Sonra bir hırsız getirdiler. Yerinde duramıyor bir öte bir beri küçücük yerde dolanıp duruyordu. Ve bir sahte evrakçı…
İnsanın ne zaman hangi durumda olacağını bilmek çok zordur ve bunlar planlarımın dışındadır.
Görünürde hepimiz aksilik ve başarısızlık sonucu buradayız. Gözlediğim şuydu.
Alkolik sızmıştı; durumunun farkında bile olmadı. Çünkü bunu fark edecek bilinci kaybolmuştu. Bilinci kaybolmuş insan için ne başarı vardır ne de başarısızlık.
Sahte evrakçı, zeki idi bir çok bilgisi vardı ama insanlık zararına işleyen bir bilinç sahibiydi. “Ulan tüh! Keşke şunu şöyle yapsaydım veya şöyle yapmasaydım” diye hırsızla konuşuyordu. Demek birbirlerini tanıyorlardı. Hırsız da yakalanmasını bir başarısızlık olarak görüyor ve daha önceki başarı hikâyelerini anlatıp övünüyordu.
Plansızlık beni böyle bir grubun arasına düşürdü ve ben işte o zaman “Başarı” ve “başarısızlığın” ne olduğunu yeniden sorgulamaya başladım.
Atomu parçalayamadığı için kendini başarısız sayan bir bilim adamı ile polise yakalandığı için kendini başarısız gören bir hırsızla aynı dünyada yaşamak, benim planım değildi. Ama yaşıyoruz.
Bir insan “oh be hasmımı nihayet öldürdüm” diye başarısına seviniyor. Diğeri de doktor: “Oh be hastayı yeniden yaşama döndürdüm” diye seviniyor. Biri öldürdüğü, diğeri yaşattığı için kendini başarılı görüyor ve ikisi de bu dünyada benimle birlikte yaşıyor.
Hırsız, kameraları atlatarak soygun yapmayı başarı olarak algılıyor, teknik eleman da hırsızı yakalayacak kamerayı ürettiği için başarılı oluyor.
İşte hayatımız bu tercihleri yapanlarla birlikte geçerken, bizim de planlarımızın tıjır tıkır işlemesi mümkün değildir.
Sayın Biçer kendisini bu noktaya getirmiş olan hayatından kesitleri olağanüstü güzel bir dille anlattı. Öğrencileri hem tebessüm ettirdi hem de düşündürdü.

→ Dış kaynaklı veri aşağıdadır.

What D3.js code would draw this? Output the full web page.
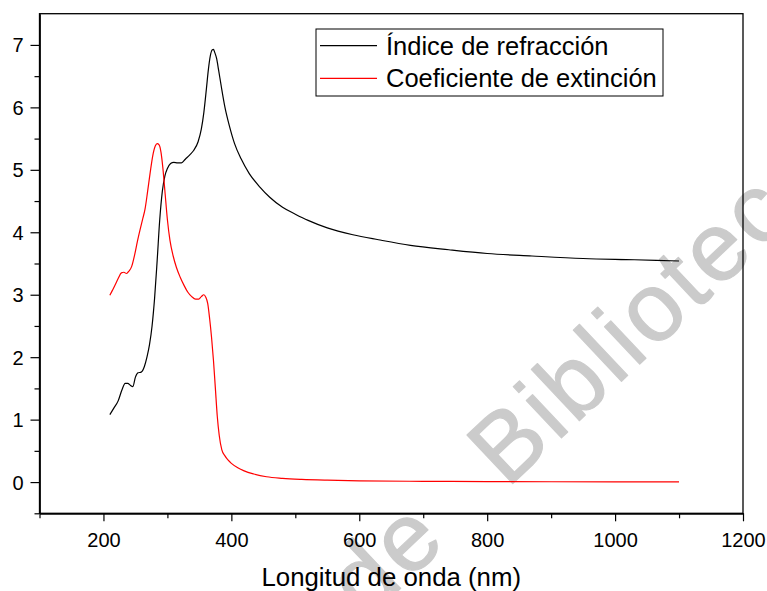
<!DOCTYPE html>
<html>
<head>
<meta charset="utf-8">
<script src="https://cdn.jsdelivr.net/npm/d3@7"></script>
<style>
  body { margin: 0; background: #fff; }
  text { font-family: Arial, "Liberation Sans", sans-serif; }
</style>
</head>
<body>
<div id="chart"></div>
<script>
var w = 767;
var h = 591;

// refractive index n
var wavelengthN = [210, 216, 223, 229, 234, 238, 242, 246, 250, 254, 259, 264, 268, 272, 276, 280, 284, 288, 292, 296,
  300, 305, 310, 316, 322, 328, 335, 341, 348, 353, 357, 361, 364, 367, 370, 372, 374, 377, 380, 384, 390, 397, 405,
  415, 428, 445, 460, 480, 500, 520, 550, 590, 630, 680, 740, 800, 870, 950, 1030, 1100];
var refIndex = [1.08, 1.18, 1.30, 1.48, 1.58, 1.58, 1.55, 1.53, 1.68, 1.75, 1.76, 1.85, 2.00, 2.20, 2.50, 2.95, 3.55, 4.20, 4.65, 4.90,
  5.02, 5.10, 5.12, 5.11, 5.11, 5.17, 5.24, 5.31, 5.45, 5.65, 5.92, 6.30, 6.60, 6.82, 6.92, 6.93, 6.88, 6.78, 6.60, 6.35, 6.00, 5.70, 5.42,
  5.18, 4.94, 4.72, 4.56, 4.40, 4.29, 4.19, 4.07, 3.96, 3.88, 3.79, 3.72, 3.66, 3.62, 3.58, 3.56, 3.54];

// extinction coefficient k
var wavelengthK = [210, 214, 218, 223, 228, 232, 236, 240, 244, 249, 253, 257, 261, 265, 269, 273, 277, 281, 284, 287,
  290, 293, 296, 300, 304, 309, 314, 320, 326, 332, 338, 344, 349, 353, 357, 360, 363, 366, 369, 372, 375, 378, 381,
  385, 390, 395, 400, 410, 420, 435, 455, 480, 510, 550, 600, 700, 800, 900, 1000, 1100];
var extinction = [2.99, 3.07, 3.15, 3.26, 3.35, 3.36, 3.34, 3.38, 3.45, 3.65, 3.85, 4.03, 4.20, 4.37, 4.65, 4.95, 5.22, 5.38, 5.42, 5.40,
  5.28, 5.02, 4.67, 4.20, 3.87, 3.62, 3.44, 3.28, 3.15, 3.04, 2.97, 2.93, 2.93, 2.97, 3.00, 2.96, 2.86, 2.62, 2.32, 1.95, 1.50, 1.05, 0.75,
  0.52, 0.42, 0.35, 0.30, 0.23, 0.18, 0.13, 0.085, 0.06, 0.043, 0.03, 0.02, 0.012, 0.008, 0.005, 0.003, 0.002];

var xTicks = [200, 400, 600, 800, 1000, 1200];
var xMinor = [100, 300, 500, 700, 900, 1100];
var yTicks = [0, 1, 2, 3, 4, 5, 6, 7];
var yMinor = [-0.5, 0.5, 1.5, 2.5, 3.5, 4.5, 5.5, 6.5];
var seriesNames = ['Índice de refracción', 'Coeficiente de extinción'];
var seriesColors = ['#000', '#ff0000'];

var padL = 39.5, padR = 743, padT = 13.7, padB = 513.3;

var svg = d3.select('#chart')
  .append('svg')
  .attr('width', w)
  .attr('height', h);

// watermark, underneath everything
var wm = svg.append('g')
  .attr('fill', '#cbcbcb')
  .attr('stroke', '#cbcbcb')
  .attr('stroke-width', 1.2)
  .attr('stroke-linejoin', 'round')
  .style('font-size', '97px');
wm.append('text')
  .attr('transform', 'translate(366,621) rotate(-43.3)')
  .style('letter-spacing', '4px')
  .text('de');
wm.append('text')
  .attr('transform', 'translate(507,489) rotate(-43.3)')
  .style('letter-spacing', '3.5px')
  .text('Biblioteca');

var x = d3.scaleLinear().domain([100, 1200]).range([padL, padR]);
var y = d3.scaleLinear().domain([-0.5, 7.5]).range([padB, padT]);

// frame
svg.append('rect')
  .attr('x', padL).attr('y', padT)
  .attr('width', padR - padL).attr('height', padB - padT)
  .attr('fill', 'none').attr('stroke', '#000').attr('stroke-width', 1.3);

// x axis
var gx = svg.append('g').attr('transform', 'translate(0,' + padB + ')');
gx.call(d3.axisBottom(x).tickValues(xTicks).tickSize(8).tickSizeOuter(0).tickFormat(d3.format('d')));
gx.append('g').call(d3.axisBottom(x).tickValues(xMinor).tickSize(5).tickSizeOuter(0).tickFormat(''));
gx.selectAll('.domain').attr('stroke-width', 1.3);
gx.selectAll('.tick line').attr('stroke-width', 1.2);
gx.selectAll('.tick text')
  .attr('dy', 0).attr('y', 34)
  .style('font-size', '20px')
  .style('font-family', 'Arial, "Liberation Sans", sans-serif');

// y axis
var gy = svg.append('g').attr('transform', 'translate(' + padL + ',0)');
gy.call(d3.axisLeft(y).tickValues(yTicks).tickSize(9).tickSizeOuter(0).tickFormat(d3.format('d')));
gy.append('g').call(d3.axisLeft(y).tickValues(yMinor).tickSize(5).tickSizeOuter(0).tickFormat(''));
gy.selectAll('.domain').attr('stroke-width', 1.3);
gy.selectAll('.tick line').attr('stroke-width', 1.2);
gy.selectAll('.tick text')
  .attr('x', -16).attr('dy', '0.35em')
  .style('font-size', '20px')
  .style('font-family', 'Arial, "Liberation Sans", sans-serif');

// axis title
svg.append('text')
  .attr('x', (padL + padR) / 2)
  .attr('y', 586)
  .attr('text-anchor', 'middle')
  .style('font-size', '25.8px')
  .text('Longitud de onda (nm)');

// curves
var line = d3.line()
  .x(function (d) { return x(d[0]); })
  .y(function (d) { return y(d[1]); })
  .curve(d3.curveMonotoneX);

var series = [
  d3.zip(wavelengthN, refIndex),
  d3.zip(wavelengthK, extinction)
];

svg.selectAll('path.series')
  .data(series)
  .enter()
  .append('path')
  .attr('class', 'series')
  .attr('d', line)
  .attr('fill', 'none')
  .attr('stroke', function (d, i) { return seriesColors[i]; })
  .attr('stroke-width', 1.2);

// legend
var lg = svg.append('g');
lg.append('rect')
  .attr('x', 316).attr('y', 29)
  .attr('width', 347).attr('height', 67)
  .attr('fill', '#fff').attr('stroke', '#000').attr('stroke-width', 1);

var item = lg.selectAll('g.item')
  .data(seriesNames)
  .enter()
  .append('g')
  .attr('class', 'item')
  .attr('transform', function (d, i) { return 'translate(0,' + (45.7 + i * 32.6) + ')'; });

item.append('line')
  .attr('x1', 320).attr('x2', 377)
  .attr('stroke', function (d, i) { return seriesColors[i]; })
  .attr('stroke-width', 1.2);

item.append('text')
  .attr('x', 386).attr('y', 0)
  .attr('dy', '0.35em')
  .style('font-size', '25.5px')
  .text(function (d) { return d; });
</script>
</body>
</html>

Konuşması sık sık alkışlarla kesilen Biçer; “Hikayem neden hikayeniz olmasın?” diye soruyla bu sohbeti bitirdi.
O kadar çok not aldım ki, hepsini paylaşamadığım için üzgünüm.
Konferansın sonunda EXPO-2016 ANTALYA etkinliğinden derlenmiş bir video gösterisi yapıldı.
Bir adanalı olarak çok gururlandım.
Gerçekten de Sedat Memili’nin daha önce sözünü ettiği gibi PİNK NAMIK diye bilinen ve sevilen Namık Kemal Biçer bundan böyle “Bizim Namık” olarak anılmayı hak ediyor.